Honeyland Documentary Acquired by NEON

NEON has acquired the North American rights to Honeyland, the wistfully delicate and visually stunning documentary from Macedonian filmmaking duo Ljubomir Stefanov and Tamara Kotevska. The film marks NEON’s fifth acquisition out of Sundance, with the company landing more films than any other key player at Sundance this year.

Honeyland has gathered rave reviews following its World Premiere in Sundance, receiving three jury prizes for: World Cinema Grand Jury Prize: Documentary, World Cinema Documentary Special Jury Award for Cinematography and World Cinema Dramatic Special Jury Award for Originality.

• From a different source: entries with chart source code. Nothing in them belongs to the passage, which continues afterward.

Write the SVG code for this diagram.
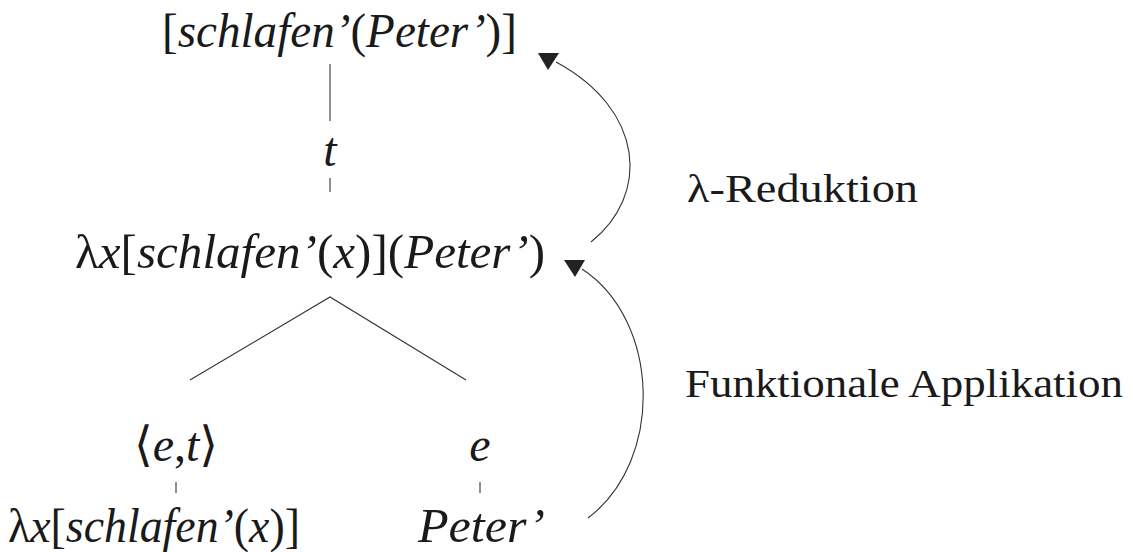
<svg xmlns="http://www.w3.org/2000/svg" width="1133" height="552" viewBox="0 0 1133 552">
<style>
.m{font-family:"Liberation Serif","DejaVu Serif",serif;font-size:48px;fill:#1a1a1a}
.i{font-style:italic}
.lab{font-family:"Liberation Serif","DejaVu Serif",serif;font-size:40px;fill:#1a1a1a}
.ln{stroke:#333;stroke-width:1.1;fill:none}
.ah{fill:#222}
</style>
<rect width="1133" height="552" fill="#fff"/>
<g id="connectors">
<line class="ln" x1="330" y1="64" x2="330" y2="121"/>
<line class="ln" x1="330" y1="178" x2="330" y2="192"/>
<polyline class="ln" points="190,380 330,297 466,380"/>
<line class="ln" x1="176" y1="482" x2="176" y2="493"/>
<line class="ln" x1="480" y1="482" x2="480" y2="493"/>
<path class="ln" d="M591,242 C650,195 645,110 556,62"/>
<polygon class="ah" points="538,53 559,53 548,70"/>
<path class="ln" d="M588,518 C665,460 660,320 582,269"/>
<polygon class="ah" points="564,260 585,260 575,277"/>
</g>
<g id="n-top"><text class="m" x="162" y="47" textLength="355" lengthAdjust="spacingAndGlyphs">[<tspan class="i">schlafen’</tspan>(<tspan class="i">Peter’</tspan>)]</text></g>
<g id="n-t"><text class="m i" x="330" y="166" text-anchor="middle">t</text></g>
<g id="n-mid"><text class="m" x="75" y="268" textLength="470" lengthAdjust="spacingAndGlyphs">λ<tspan class="i">x</tspan>[<tspan class="i">schlafen’</tspan>(<tspan class="i">x</tspan>)](<tspan class="i">Peter’</tspan>)</text></g>
<g id="n-et"><text class="m" x="176" y="461" text-anchor="middle">⟨<tspan class="i">e</tspan>,<tspan class="i">t</tspan>⟩</text></g>
<g id="n-e"><text class="m i" x="480" y="461" text-anchor="middle">e</text></g>
<g id="n-fun"><text class="m" x="8" y="542" textLength="292" lengthAdjust="spacingAndGlyphs">λ<tspan class="i">x</tspan>[<tspan class="i">schlafen’</tspan>(<tspan class="i">x</tspan>)]</text></g>
<g id="n-peter"><text class="m i" x="418" y="542" textLength="127" lengthAdjust="spacingAndGlyphs">Peter’</text></g>
<g id="l-red"><text class="lab" x="687" y="202" textLength="231" lengthAdjust="spacingAndGlyphs">λ-Reduktion</text></g>
<g id="l-fa"><text class="lab" x="685" y="397" textLength="438" lengthAdjust="spacingAndGlyphs">Funktionale Applikation</text></g>
</svg>
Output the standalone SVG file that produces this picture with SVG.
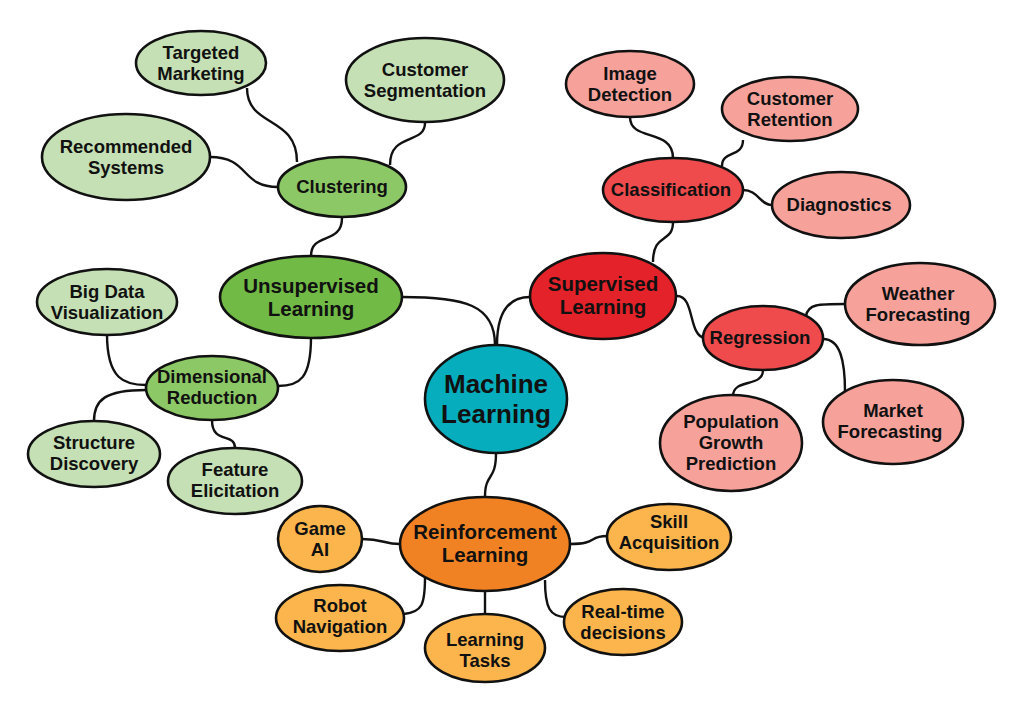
<svg xmlns="http://www.w3.org/2000/svg" width="1024" height="724" viewBox="0 0 1024 724">
<style>
ellipse{stroke:#111;stroke-width:2.6}
text{font-family:"Liberation Sans",Arial,sans-serif;font-weight:bold;fill:#111;text-anchor:middle;font-size:18.5px}
text.m{font-size:20.5px}
text.x{font-size:26px}
.c path{fill:none;stroke:#111;stroke-width:2.4}
.g1{fill:#c5e0b4}.g2{fill:#8cc866}.g3{fill:#70ba45}
.r1{fill:#f6a29b}.r2{fill:#ef4b4d}.r3{fill:#e42229}
.o1{fill:#fbb54c}.o3{fill:#f08223}
.ml{fill:#06adbd}
</style>
<rect width="1024" height="724" fill="#fff"/>
<g class="c" id="connectors">
<path d="M247,88 C247,128 297,115 297,162"/>
<path d="M425,123 C425,145 390,132 390,165"/>
<path d="M210,157 C250,157 240,187 278,187"/>
<path d="M342,218 C342,245 311,232 311,256"/>
<path d="M402,297 C465,297 495,305 495,345"/>
<path d="M530,297 C505,297 497,318 497,345"/>
<path d="M107,334 C107,380 125,385 146,385"/>
<path d="M311,337 C311,378 300,386 278,386"/>
<path d="M146,390 C105,390 94,400 94,421"/>
<path d="M212,420 C212,445 235,432 235,448"/>
<path d="M496,453 C496,482 485,472 485,497"/>
<path d="M653,262 C653,232 673,244 673,222"/>
<path d="M630,117 C630,142 673,128 673,158"/>
<path d="M743,140 C743,158 722,150 722,166"/>
<path d="M743,190 C758,190 760,205 772,205"/>
<path d="M677,296 C695,296 688,336 705,338"/>
<path d="M806,316 C808,304 818,304 845,304"/>
<path d="M823,339 C840,339 845,360 845,392"/>
<path d="M763,370 C763,388 733,378 733,396"/>
<path d="M400,544 C383,544 384,539 362,539"/>
<path d="M570,544 C598,544 588,536 607,536"/>
<path d="M425,577 C425,605 422,612 404,614"/>
<path d="M485,592 L485,614"/>
<path d="M545,580 C545,608 550,617 566,617"/>
</g>
<g id="machine-learning"><ellipse class="ml" cx="496" cy="399" rx="71" ry="54"/><text class="x" x="496" y="393">Machine</text><text class="x" x="496" y="423">Learning</text></g>
<g id="unsupervised"><ellipse class="g3" cx="311" cy="297" rx="91" ry="41"/><text class="m" x="311" y="293">Unsupervised</text><text class="m" x="311" y="316">Learning</text></g>
<g id="clustering"><ellipse class="g2" cx="342" cy="187" rx="64" ry="30"/><text x="342" y="193">Clustering</text></g>
<g id="targeted-marketing"><ellipse class="g1" cx="201" cy="63" rx="65" ry="32"/><text x="201" y="59">Targeted</text><text x="201" y="80">Marketing</text></g>
<g id="customer-segmentation"><ellipse class="g1" cx="425" cy="80" rx="79" ry="42"/><text x="425" y="76">Customer</text><text x="425" y="97">Segmentation</text></g>
<g id="recommended-systems"><ellipse class="g1" cx="126" cy="157" rx="84" ry="43"/><text x="126" y="153">Recommended</text><text x="126" y="174">Systems</text></g>
<g id="big-data"><ellipse class="g1" cx="107" cy="302" rx="70" ry="33"/><text x="107" y="298">Big Data</text><text x="107" y="319">Visualization</text></g>
<g id="dimensional-reduction"><ellipse class="g2" cx="212" cy="388" rx="66" ry="32"/><text x="212" y="383">Dimensional</text><text x="212" y="404">Reduction</text></g>
<g id="structure-discovery"><ellipse class="g1" cx="94" cy="454" rx="66" ry="33"/><text x="94" y="449">Structure</text><text x="94" y="470">Discovery</text></g>
<g id="feature-elicitation"><ellipse class="g1" cx="235" cy="481" rx="67" ry="33"/><text x="235" y="476">Feature</text><text x="235" y="497">Elicitation</text></g>
<g id="supervised"><ellipse class="r3" cx="603" cy="296" rx="73" ry="43"/><text class="m" x="603" y="291">Supervised</text><text class="m" x="603" y="314">Learning</text></g>
<g id="classification"><ellipse class="r2" cx="673" cy="190" rx="70" ry="32"/><text x="671" y="196">Classification</text></g>
<g id="image-detection"><ellipse class="r1" cx="630" cy="84" rx="64" ry="33"/><text x="630" y="80">Image</text><text x="630" y="101">Detection</text></g>
<g id="customer-retention"><ellipse class="r1" cx="790" cy="109" rx="68" ry="32"/><text x="790" y="105">Customer</text><text x="790" y="126">Retention</text></g>
<g id="diagnostics"><ellipse class="r1" cx="841" cy="205" rx="69" ry="33"/><text x="839" y="211">Diagnostics</text></g>
<g id="regression"><ellipse class="r2" cx="763" cy="338" rx="60" ry="32"/><text x="760" y="344">Regression</text></g>
<g id="weather-forecasting"><ellipse class="r1" cx="920" cy="304" rx="75" ry="41"/><text x="918" y="300">Weather</text><text x="918" y="321">Forecasting</text></g>
<g id="market-forecasting"><ellipse class="r1" cx="893" cy="422" rx="70" ry="42"/><text x="893" y="417">Market</text><text x="890" y="438">Forecasting</text></g>
<g id="population-growth"><ellipse class="r1" cx="731" cy="443" rx="71" ry="48"/><text x="731" y="428">Population</text><text x="731" y="449">Growth</text><text x="731" y="470">Prediction</text></g>
<g id="reinforcement"><ellipse class="o3" cx="485" cy="544" rx="85" ry="47"/><text class="m" x="485" y="539">Reinforcement</text><text class="m" x="485" y="562">Learning</text></g>
<g id="game-ai"><ellipse class="o1" cx="320" cy="539" rx="42" ry="33"/><text x="320" y="535">Game</text><text x="320" y="556">AI</text></g>
<g id="skill-acquisition"><ellipse class="o1" cx="669" cy="537" rx="62" ry="33"/><text x="669" y="528">Skill</text><text x="669" y="549">Acquisition</text></g>
<g id="robot-navigation"><ellipse class="o1" cx="340" cy="618" rx="64" ry="33"/><text x="340" y="612">Robot</text><text x="340" y="633">Navigation</text></g>
<g id="learning-tasks"><ellipse class="o1" cx="485" cy="648" rx="60" ry="34"/><text x="485" y="646">Learning</text><text x="485" y="667">Tasks</text></g>
<g id="real-time-decisions"><ellipse class="o1" cx="623" cy="622" rx="59" ry="33"/><text x="623" y="618">Real-time</text><text x="623" y="639">decisions</text></g>
</svg>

Nestled in an isolated mountain region deep within the Balkans, Hatidze Muratova lives with her ailing mother in a village without roads, electricity or running water. She’s the last in a long line of wild beekeepers, eking out a living farming honey in small batches to be sold in the closest city – a mere four hours’ walk away. Hatidze’s peaceful existence is thrown into upheaval by the arrival of an itinerant family, with their roaring engines, seven rambunctious children and herd of cattle.

Directors Ljubomir Stefanov and Tamara Kotevska commented: “Honeyland began as just another simple story, but it grew to become so much more. We are so proud of the final film, and there is no better way to get immersed in it than to experience it on the big screen. Thank you, NEON, for the opportunity to bring Honeyland to audiences the way we always wanted it to be seen.”

Stefanov and Kotevska’s debut feature was produced and edited by Atanas Georgiev and stars Hatidze Muratova, Nazife Muratova, Hussein Sam, Ljutvie Sam, and Mustafa Sam, with cinematography by Fejmi Daut and Samir Ljuma.

NEON premiered Todd Douglas Miller’s stunning cinematic event, Apollo 11, and John Chester’s The Biggest Little Farm at Sundance 2019, and had an impressive hot streak of acquisitions, nabbing the rights to Alejandro Landes’ cinematic thriller Monos, Veronika Franz and Severin Fiala’s horror film The Lodge, Abe Forsythe’s Little Monsters, and Julius Onah’s Luce.